Font and encoding (in a broad sense, internationalization) are causing problems in many software scenarios, like web browser and editor.
The Unicode U+201C and U+201D are double quotation marks. These two marks are covered by most (if not all) fonts. There are no different code points of double quotation mark for different languages.
What I want to achieve in Emacs is the following. Set the default font to English monospace font (Font A) and use other fonts for characters in certain Unicode range.
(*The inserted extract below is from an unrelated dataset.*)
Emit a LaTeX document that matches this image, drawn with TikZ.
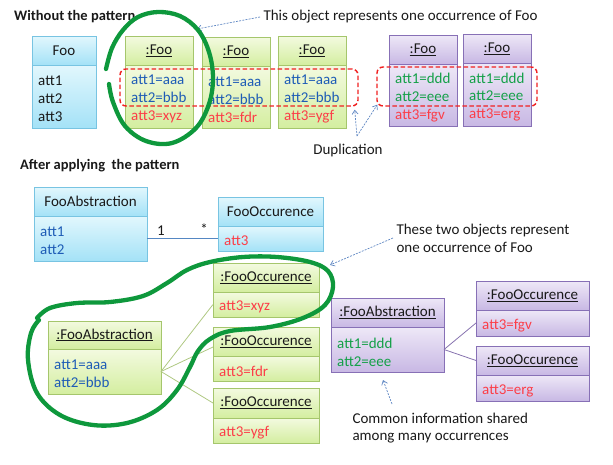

For example, use Font B for Han characters and Font C for Cyrillic characters.
~/.emacs, I have the following Elisp code.
(set-face-attribute 'default nil :family "Lucida Sans Typewriter" :height 120) (set-fontset-font "fontset-default" '(#x2000 . #x206f) ; doesn't work "Microsoft YaHei" nil 'prepend) (set-fontset-font "fontset-default" 'han ; works "Microsoft YaHei" nil 'prepend) (set-fontset-font "fontset-default" 'cjk-misc ; works "Microsoft YaHei" nil 'prepend) (set-fontset-font "fontset-default" 'cyrillic ; works "Consolas" nil 'prepend)
All calls to
set-fontset-font work fine except the first that tries to use Microsoft YaHei for General Punctuation section in Unicode. I have also tried changing the order of these
set-fontset-font calls, but to no avail.
The reason why it doesn't work, I suspect, is that Emacs only use fallback fonts only if the default font doesn't have the glyphs for the corresponding code points. Since the double quotation marks exist in many languages and thus many fonts have the glyphs for them. Consolas, Lucida Console, Courier, etc. all have the glyphs for them.
Is there any way in Emacs to force to use the specified fonts even if the default font has the glyphs for them?
When coding HTML for Firefox, I have encountered similar situation. I can easily walk around by using the
lang="zh" attribute in the
html tag to tell the browser the document is in Chinese. Is there an Emacs counterpart?
My environment is Emacs 25.1.1 on Windows 7 (en-US).